The exhibition highlighted the remarkable focus of the Jean and Robert Steele Collection. Dr. Steele, Associate Dean of the College of Behavioral and Social Sciences at the University of Maryland, and his wife Jean (W&M ‘65) have been at the forefront of collecting works on paper by African-American artists for the last thirty years and have acquired a collection of over 400 prints and works on paper.
The extraordinary depth of this collection provided an opportunity to appreciate a variety of styles and thematic expressions embodied in the works of some of the most celebrated African-American artists of the twentieth century. An illustrated catalogue accompanied the exhibition.
The exhibition was organized by The Art Gallery at the University of Maryland, College Park.
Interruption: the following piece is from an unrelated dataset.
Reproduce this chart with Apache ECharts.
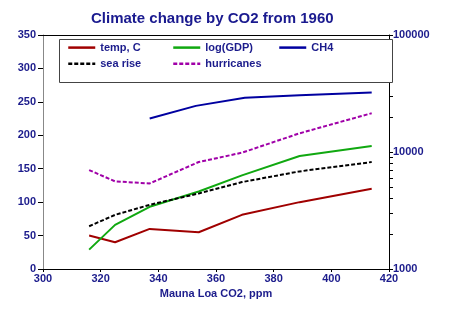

American Studio Glass: A Survey of the Movement
January 24 - March 21, 2004
Delicate, whimsical, and complex glass sculptures created by artists from all over the country have safely made their way to the Heckscher Museum's of Art's sizzling summer exhibition American Studio Glass: A Survey of the Movement. This exhibit of about 50 works represented 30 artists was a strongly impressionable artistic display. The show features quintessential works by Harvey Littleton who founded the first fine arts glass program at the University of Wisconsin in Madison in 1962 and other forefathers of the American Studio Glass Movement; Dominick Lambino, Littleton's partner in workshops that helped to position glass as art; Marvin Lipofsky, who founded the second university glass program in 1964 at the University of California in Berkeley; and Dale Chihuly, who distinguished himself by establishing the glass program at the Rhode Island School of Design also in 1964, and together with other artists, the Pilchuck Glass School near Seattle, Washington in 1971.
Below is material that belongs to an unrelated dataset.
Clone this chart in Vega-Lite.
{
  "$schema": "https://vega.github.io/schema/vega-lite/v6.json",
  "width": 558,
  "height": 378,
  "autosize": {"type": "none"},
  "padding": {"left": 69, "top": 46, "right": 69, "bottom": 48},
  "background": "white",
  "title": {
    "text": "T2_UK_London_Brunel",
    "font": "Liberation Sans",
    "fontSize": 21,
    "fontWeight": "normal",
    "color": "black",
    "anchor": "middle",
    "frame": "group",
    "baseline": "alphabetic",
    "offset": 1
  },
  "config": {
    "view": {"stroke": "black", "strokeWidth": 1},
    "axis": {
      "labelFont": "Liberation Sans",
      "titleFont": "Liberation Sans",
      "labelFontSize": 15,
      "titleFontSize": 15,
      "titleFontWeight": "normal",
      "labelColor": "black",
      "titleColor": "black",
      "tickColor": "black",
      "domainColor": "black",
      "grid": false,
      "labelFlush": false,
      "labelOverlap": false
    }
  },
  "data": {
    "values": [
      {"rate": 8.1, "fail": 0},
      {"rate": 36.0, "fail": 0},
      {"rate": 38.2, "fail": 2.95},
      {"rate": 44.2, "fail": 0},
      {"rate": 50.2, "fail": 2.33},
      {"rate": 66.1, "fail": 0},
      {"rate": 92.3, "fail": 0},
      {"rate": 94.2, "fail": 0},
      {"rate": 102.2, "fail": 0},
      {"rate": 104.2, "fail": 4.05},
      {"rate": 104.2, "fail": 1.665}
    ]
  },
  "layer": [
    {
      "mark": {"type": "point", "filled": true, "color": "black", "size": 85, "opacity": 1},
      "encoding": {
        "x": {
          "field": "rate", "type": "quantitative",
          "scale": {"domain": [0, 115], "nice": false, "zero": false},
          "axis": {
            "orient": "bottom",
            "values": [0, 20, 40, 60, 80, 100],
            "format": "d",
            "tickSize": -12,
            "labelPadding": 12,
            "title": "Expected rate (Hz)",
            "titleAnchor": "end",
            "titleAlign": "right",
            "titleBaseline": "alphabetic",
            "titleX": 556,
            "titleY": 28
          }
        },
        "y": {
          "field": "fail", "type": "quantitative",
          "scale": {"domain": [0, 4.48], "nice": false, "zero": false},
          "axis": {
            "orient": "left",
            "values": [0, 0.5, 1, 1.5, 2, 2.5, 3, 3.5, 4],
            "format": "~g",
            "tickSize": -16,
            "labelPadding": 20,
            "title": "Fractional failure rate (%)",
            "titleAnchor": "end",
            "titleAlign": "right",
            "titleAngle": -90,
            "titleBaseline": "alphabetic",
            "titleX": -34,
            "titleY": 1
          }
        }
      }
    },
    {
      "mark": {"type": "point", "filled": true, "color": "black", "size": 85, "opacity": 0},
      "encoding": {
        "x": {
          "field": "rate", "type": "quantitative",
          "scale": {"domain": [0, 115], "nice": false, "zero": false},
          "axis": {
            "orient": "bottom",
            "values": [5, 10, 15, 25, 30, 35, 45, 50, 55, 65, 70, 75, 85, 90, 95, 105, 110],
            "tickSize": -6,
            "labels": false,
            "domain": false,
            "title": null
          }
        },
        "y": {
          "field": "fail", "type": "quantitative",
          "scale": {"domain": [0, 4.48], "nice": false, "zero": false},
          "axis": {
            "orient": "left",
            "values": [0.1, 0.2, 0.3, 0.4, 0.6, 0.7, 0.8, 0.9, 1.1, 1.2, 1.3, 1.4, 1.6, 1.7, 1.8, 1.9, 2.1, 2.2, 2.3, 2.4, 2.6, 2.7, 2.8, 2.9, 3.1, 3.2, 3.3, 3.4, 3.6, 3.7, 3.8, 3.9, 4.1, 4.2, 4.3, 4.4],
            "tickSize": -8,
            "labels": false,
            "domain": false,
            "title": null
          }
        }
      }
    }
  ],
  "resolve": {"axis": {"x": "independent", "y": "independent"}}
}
William & Mary Collects II: A Celebration & Looking Back 20 years
November 1, 2003, January 11, 2004
This exhibition honored the twentieth anniversary of the Muscarelle Museum of Art. In October of 1983, the Museum opened with an exhibition entitled William and Mary Collects: 19th and 20th Century Works of Art from the Alumni and Friends of the College. In the fall of 2003, the Museum celebrates its first twenty years with another exhibition of works lent by alumni and friends of the College and the Museum.
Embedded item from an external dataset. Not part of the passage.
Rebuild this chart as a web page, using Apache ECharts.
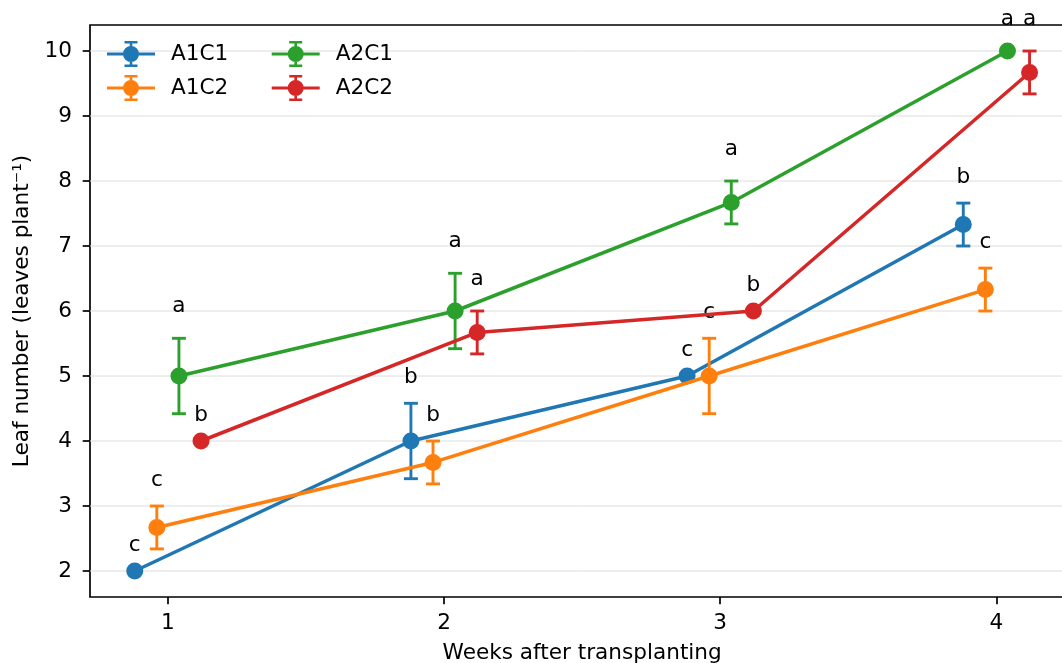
<!DOCTYPE html>
<html><head><meta charset="utf-8">
<script src="https://cdn.jsdelivr.net/npm/echarts@6/dist/echarts.min.js"></script>
<style>html,body{margin:0;padding:0;background:#fff;}#c{width:1062px;height:663px;}</style>
</head><body><div id="c"></div>
<script>
// ---- data ----
const weeks = [1, 2, 3, 4];
const xTicks = [1, 2, 3, 4];
const yTicks = [2, 3, 4, 5, 6, 7, 8, 9, 10];
const seriesNames = ['A1C1', 'A1C2', 'A2C1', 'A2C2'];
const dodge = [-0.12, -0.04, 0.04, 0.12];
const A1C1_mean = [2.00, 4.00, 5.00, 7.33];
const A1C1_err  = [0.00, 0.58, 0.00, 0.33];
const A1C1_let  = ['c', 'b', 'c', 'b'];
const A1C2_mean = [2.67, 3.67, 5.00, 6.33];
const A1C2_err  = [0.33, 0.33, 0.58, 0.33];
const A1C2_let  = ['c', 'b', 'c', 'c'];
const A2C1_mean = [5.00, 6.00, 7.67, 10.00];
const A2C1_err  = [0.58, 0.58, 0.33, 0.00];
const A2C1_let  = ['a', 'a', 'a', 'a'];
const A2C2_mean = [4.00, 5.67, 6.00, 9.67];
const A2C2_err  = [0.00, 0.33, 0.00, 0.33];
const A2C2_let  = ['b', 'a', 'b', 'a'];

const means = [A1C1_mean, A1C2_mean, A2C1_mean, A2C2_mean];
const errs = [A1C1_err, A1C2_err, A2C1_err, A2C2_err];
const lets = [A1C1_let, A1C2_let, A2C1_let, A2C2_let];
const colors = ['#1f77b4', '#ff7f0e', '#2ca02c', '#d62728'];
const letterGap = { a: 21, b: 15, c: 15 };
const FONT = 'DejaVu Sans';
const FS = 21.6;

const ICON = 'path://M0 11.5 L48 11.5 L48 14.5 L0 14.5 Z ' +
  'M16 13 A8 8 0 1 1 32 13 A8 8 0 1 1 16 13 Z ' +
  'M22.7 1 L25.3 1 L25.3 25 L22.7 25 Z ' +
  'M17.5 0 L30.5 0 L30.5 2.6 L17.5 2.6 Z ' +
  'M17.5 23.4 L30.5 23.4 L30.5 26 L17.5 26 Z';

function errRenderer(ci) {
  const color = colors[ci];
  return function (params, api) {
    const x = api.value(0), m = api.value(1), e = api.value(2);
    const pT = api.coord([x, m + e]);
    const pB = api.coord([x, m - e]);
    const ch = [];
    if (e > 0) {
      const st = { stroke: color, lineWidth: 2.9 };
      ch.push({ type: 'line', shape: { x1: pT[0], y1: pT[1], x2: pB[0], y2: pB[1] }, style: st });
      ch.push({ type: 'line', shape: { x1: pT[0] - 7, y1: pT[1], x2: pT[0] + 7, y2: pT[1] }, style: st });
      ch.push({ type: 'line', shape: { x1: pB[0] - 7, y1: pB[1], x2: pB[0] + 7, y2: pB[1] }, style: st });
    }
    const L = lets[ci][params.dataIndex];
    ch.push({ type: 'text', x: pT[0], y: pT[1] - letterGap[L],
      style: { text: L, fill: '#000', fontSize: FS, fontFamily: FONT,
               align: 'center', verticalAlign: 'bottom' } });
    return { type: 'group', children: ch };
  };
}

const series = [];
// gridlines
series.push({
  type: 'custom', name: 'grid', z: 0, silent: true, clip: false,
  data: yTicks.map(v => [v]),
  encode: { y: 0 },
  renderItem: function (params, api) {
    const y = api.coord([1, api.value(0)])[1];
    const cs = params.coordSys;
    return { type: 'line', shape: { x1: cs.x, y1: y, x2: cs.x + cs.width, y2: y },
             style: { stroke: '#dcdcdc', lineWidth: 1 } };
  }
});
for (let i = 0; i < 4; i++) {
  const pts = weeks.map((w, k) => [w + dodge[i], means[i][k], errs[i][k]]);
  series.push({
    type: 'custom', name: seriesNames[i] + ' err', z: 10 + i * 2, clip: false, silent: true,
    data: pts, encode: { x: 0, y: 1 },
    renderItem: errRenderer(i)
  });
  series.push({
    type: 'line', name: seriesNames[i], z: 11 + i * 2, silent: true,
    data: pts.map(p => [p[0], p[1]]),
    symbol: 'circle', symbolSize: 17, showSymbol: true, showAllSymbol: true,
    lineStyle: { color: colors[i], width: 3.5 },
    itemStyle: { color: colors[i], borderWidth: 0 },
    emphasis: { disabled: true }, animation: false
  });
}

const legendCommon = {
  orient: 'vertical', top: 41, itemWidth: 48, itemHeight: 26, itemGap: 8,
  padding: 0, icon: ICON, selectedMode: false,
  itemStyle: { borderWidth: 0 },
  textStyle: { fontSize: FS, fontFamily: FONT, color: '#000', padding: [0, 0, 0, 11] }
};

const option = {
  animation: false,
  backgroundColor: '#fff',
  grid: { left: 90, top: 25, width: 984.3, height: 572, show: true, borderColor: '#000', borderWidth: 1.7,
          backgroundColor: 'transparent', outerBoundsMode: 'none', containLabel: false },
  legend: [
    Object.assign({}, legendCommon, { data: ['A1C1', 'A1C2'], left: 107 }),
    Object.assign({}, legendCommon, { data: ['A2C1', 'A2C2'], left: 271.7 })
  ],
  xAxis: {
    type: 'value', min: 0.718, max: 4.282,
    name: 'Weeks after transplanting', nameLocation: 'middle', nameGap: 45,
    nameTextStyle: { fontSize: FS, fontFamily: FONT, color: '#000' },
    axisLine: { show: false },
    splitLine: { show: false },
    axisTick: { show: true, customValues: xTicks, length: 7.3, lineStyle: { color: '#000', width: 1.7 } },
    axisLabel: { customValues: xTicks, margin: 15, fontSize: FS, fontFamily: FONT, color: '#000' }
  },
  yAxis: {
    type: 'value', min: 1.6, max: 10.4,
    name: 'Leaf number (leaves plant\u207B\u00B9)', nameLocation: 'middle', nameGap: 56,
    nameTextStyle: { fontSize: FS, fontFamily: FONT, color: '#000' },
    axisLine: { show: false },
    splitLine: { show: false },
    axisTick: { show: true, customValues: yTicks, length: 7.3, lineStyle: { color: '#000', width: 1.7 } },
    axisLabel: { customValues: yTicks, margin: 18, fontSize: FS, fontFamily: FONT, color: '#000' }
  },
  series: series
};
const chart = echarts.init(document.getElementById('c'), null, { renderer: 'canvas' });
chart.setOption(option);
</script></body></html>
The exhibition explored the diversity of art collected today. Over seventy works of art were displayed, including eight that were in the original exhibition of 1983 and have since been given to the Museum. Among the objects lent to the Museum for this exhibition were paintings by Edward Hopper, John Singer Sargent, Winslow Homer, and Antonio Jacobsen; sculpture by Frederick Hart and Beverly Pepper; prints by James Rosenquist, Robert Cottingham, and Romere Bearden; and drawings by Francisco Zúñiga and Reginald Marsh. A fully illustrated catalogue is available.
Looking Back 20 years exhibition document highlights of the Museum’s first twenty years of existence. Photographs of the benefactors and donors at the ceremonies involved in turning the first shovel of dirt for the construction of the Museum—and the shovel—were on display along with ephemera documenting important events at the Museum.